■ INFORMATION PROVIDED
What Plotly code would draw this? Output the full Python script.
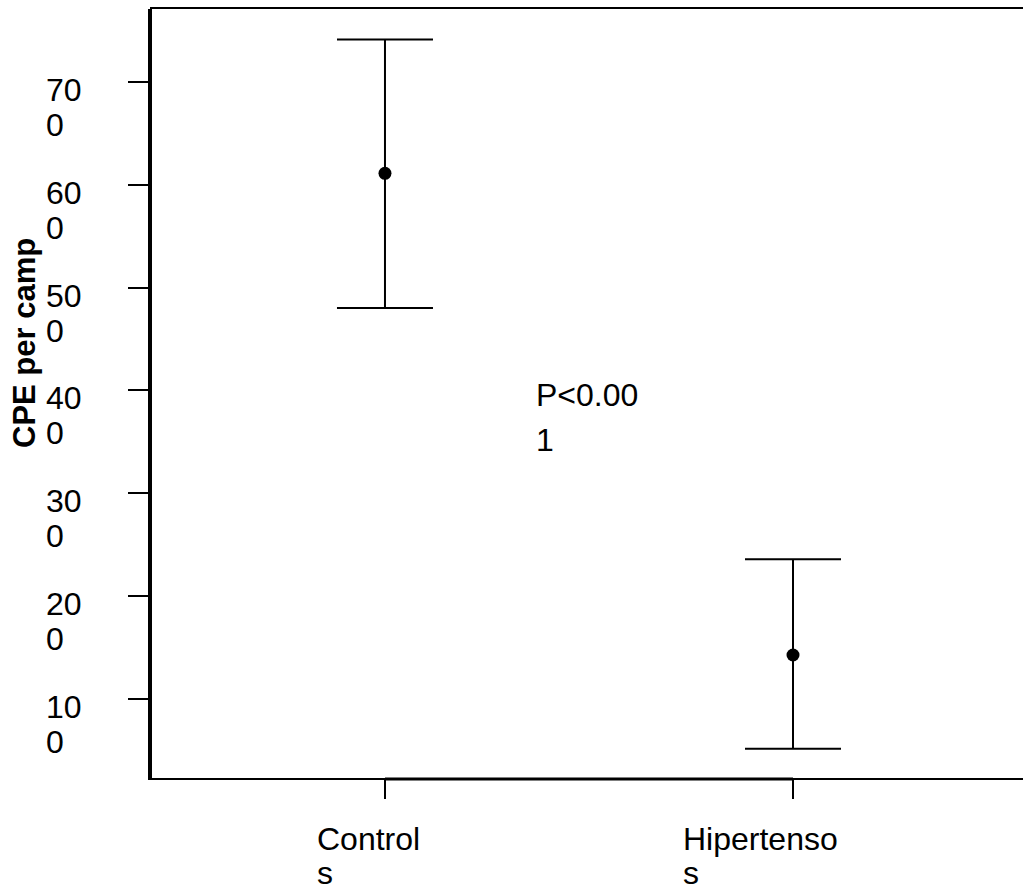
import plotly.graph_objects as go

categories = ["Control<br>s", "Hipertenso<br>s"]
means = [611, 143]
err_plus = [130, 93]
err_minus = [131, 91]
ytick_vals = [100, 200, 300, 400, 500, 600, 700]
ytick_text = ["10<br>0", "20<br>0", "30<br>0", "40<br>0", "50<br>0", "60<br>0", "70<br>0"]
y_title = "CPE per camp"
p_text = "P<0.00<br>1"

xpos = list(range(len(categories)))
FONT = "Liberation Sans, Arial, sans-serif"
FS = 32

fig = go.Figure()
fig.add_trace(go.Scatter(
    x=xpos, y=means, mode="markers",
    marker=dict(color="black", size=13),
    error_y=dict(type="data", symmetric=False, array=err_plus, arrayminus=err_minus,
                 color="black", thickness=2, width=48),
    showlegend=False, hoverinfo="skip",
))

annotations = []
# y tick labels (wrapped, left aligned, below the tick)
for v, t in zip(ytick_vals, ytick_text):
    for i, line in enumerate(t.split("<br>")):
        annotations.append(dict(
            x=-0.1240, xref="paper", y=v, yref="y", text=line, showarrow=False,
            xanchor="left", yanchor="top", align="left", yshift=12 - 35 * i,
            font=dict(family=FONT, size=FS, color="black"),
        ))
# x tick labels
xshifts = [-69, -111]
for xp, t, s in zip(xpos, categories, xshifts):
    for i, line in enumerate(t.split("<br>")):
        annotations.append(dict(
            x=xp, xref="x", y=0, yref="paper", text=line, showarrow=False,
            xanchor="left", yanchor="top", align="left", xshift=s, yshift=-42 - 34 * i,
            borderpad=0,
            font=dict(family=FONT, size=FS, color="black"),
        ))
# y axis title
annotations.append(dict(
    x=-0.1458, xref="paper", y=0.5657, yref="paper", text="<b>" + y_title + "</b>",
    showarrow=False, textangle=-90, xanchor="center", yanchor="middle",
    font=dict(family=FONT, size=31, color="black"),
))
# p value
for i, line in enumerate(p_text.split("<br>")):
    annotations.append(dict(
        x=0.366, xref="x", y=407, yref="y", text=line, showarrow=False,
        xanchor="left", yanchor="top", align="left", yshift=8 - 45 * i,
        font=dict(family=FONT, size=FS, color="black"),
    ))

shapes = [
    # outer line of double left axis
    dict(type="line", xref="paper", yref="paper", x0=-3/871, x1=-3/871, y0=1, y1=-2/769,
         line=dict(color="black", width=2)),
    # thicker bottom segment between categories
    dict(type="line", xref="x", yref="paper", x0=xpos[0], x1=xpos[-1], y0=-1/769, y1=-1/769,
         line=dict(color="black", width=3)),
]

fig.update_layout(
    width=1023, height=891,
    margin=dict(l=152, r=0, t=9, b=113, pad=0),
    paper_bgcolor="white", plot_bgcolor="white",
    font=dict(family=FONT, size=FS, color="black"),
    xaxis=dict(range=[-0.571, 1.5637], tickvals=xpos, ticktext=["", ""],
               showgrid=False, zeroline=False, showline=True, linecolor="black", linewidth=2,
               mirror=True, ticks="outside", ticklen=19, tickwidth=2, tickcolor="black"),
    yaxis=dict(range=[23.5, 770.6], tickvals=ytick_vals, ticktext=[""] * len(ytick_vals),
               showgrid=False, zeroline=False, showline=True, linecolor="black", linewidth=2,
               ticks="outside", ticklen=22, tickwidth=2, tickcolor="black"),
    annotations=annotations,
    shapes=shapes,
)

fig.write_html(
    "out.html",
    config={"displayModeBar": False},
    post_script="document.body.style.margin='0';document.body.style.overflow='hidden';",
)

■ SHORT EXERCISE
Leave the images out and output the remaining material exactly as it stands.

■ TASK ANSWER
What Plotly code would draw this? Output the full Python script.
import plotly.graph_objects as go

categories = ["Control<br>s", "Hipertenso<br>s"]
means = [611, 143]
err_plus = [130, 93]
err_minus = [131, 91]
ytick_vals = [100, 200, 300, 400, 500, 600, 700]
ytick_text = ["10<br>0", "20<br>0", "30<br>0", "40<br>0", "50<br>0", "60<br>0", "70<br>0"]
y_title = "CPE per camp"
p_text = "P<0.00<br>1"

xpos = list(range(len(categories)))
FONT = "Liberation Sans, Arial, sans-serif"
FS = 32

fig = go.Figure()
fig.add_trace(go.Scatter(
    x=xpos, y=means, mode="markers",
    marker=dict(color="black", size=13),
    error_y=dict(type="data", symmetric=False, array=err_plus, arrayminus=err_minus,
                 color="black", thickness=2, width=48),
    showlegend=False, hoverinfo="skip",
))

annotations = []
# y tick labels (wrapped, left aligned, below the tick)
for v, t in zip(ytick_vals, ytick_text):
    for i, line in enumerate(t.split("<br>")):
        annotations.append(dict(
            x=-0.1240, xref="paper", y=v, yref="y", text=line, showarrow=False,
            xanchor="left", yanchor="top", align="left", yshift=12 - 35 * i,
            font=dict(family=FONT, size=FS, color="black"),
        ))
# x tick labels
xshifts = [-69, -111]
for xp, t, s in zip(xpos, categories, xshifts):
    for i, line in enumerate(t.split("<br>")):
        annotations.append(dict(
            x=xp, xref="x", y=0, yref="paper", text=line, showarrow=False,
            xanchor="left", yanchor="top", align="left", xshift=s, yshift=-42 - 34 * i,
            borderpad=0,
            font=dict(family=FONT, size=FS, color="black"),
        ))
# y axis title
annotations.append(dict(
    x=-0.1458, xref="paper", y=0.5657, yref="paper", text="<b>" + y_title + "</b>",
    showarrow=False, textangle=-90, xanchor="center", yanchor="middle",
    font=dict(family=FONT, size=31, color="black"),
))
# p value
for i, line in enumerate(p_text.split("<br>")):
    annotations.append(dict(
        x=0.366, xref="x", y=407, yref="y", text=line, showarrow=False,
        xanchor="left", yanchor="top", align="left", yshift=8 - 45 * i,
        font=dict(family=FONT, size=FS, color="black"),
    ))

shapes = [
    # outer line of double left axis
    dict(type="line", xref="paper", yref="paper", x0=-3/871, x1=-3/871, y0=1, y1=-2/769,
         line=dict(color="black", width=2)),
    # thicker bottom segment between categories
    dict(type="line", xref="x", yref="paper", x0=xpos[0], x1=xpos[-1], y0=-1/769, y1=-1/769,
         line=dict(color="black", width=3)),
]

fig.update_layout(
    width=1023, height=891,
    margin=dict(l=152, r=0, t=9, b=113, pad=0),
    paper_bgcolor="white", plot_bgcolor="white",
    font=dict(family=FONT, size=FS, color="black"),
    xaxis=dict(range=[-0.571, 1.5637], tickvals=xpos, ticktext=["", ""],
               showgrid=False, zeroline=False, showline=True, linecolor="black", linewidth=2,
               mirror=True, ticks="outside", ticklen=19, tickwidth=2, tickcolor="black"),
    yaxis=dict(range=[23.5, 770.6], tickvals=ytick_vals, ticktext=[""] * len(ytick_vals),
               showgrid=False, zeroline=False, showline=True, linecolor="black", linewidth=2,
               ticks="outside", ticklen=22, tickwidth=2, tickcolor="black"),
    annotations=annotations,
    shapes=shapes,
)

fig.write_html(
    "out.html",
    config={"displayModeBar": False},
    post_script="document.body.style.margin='0';document.body.style.overflow='hidden';",
)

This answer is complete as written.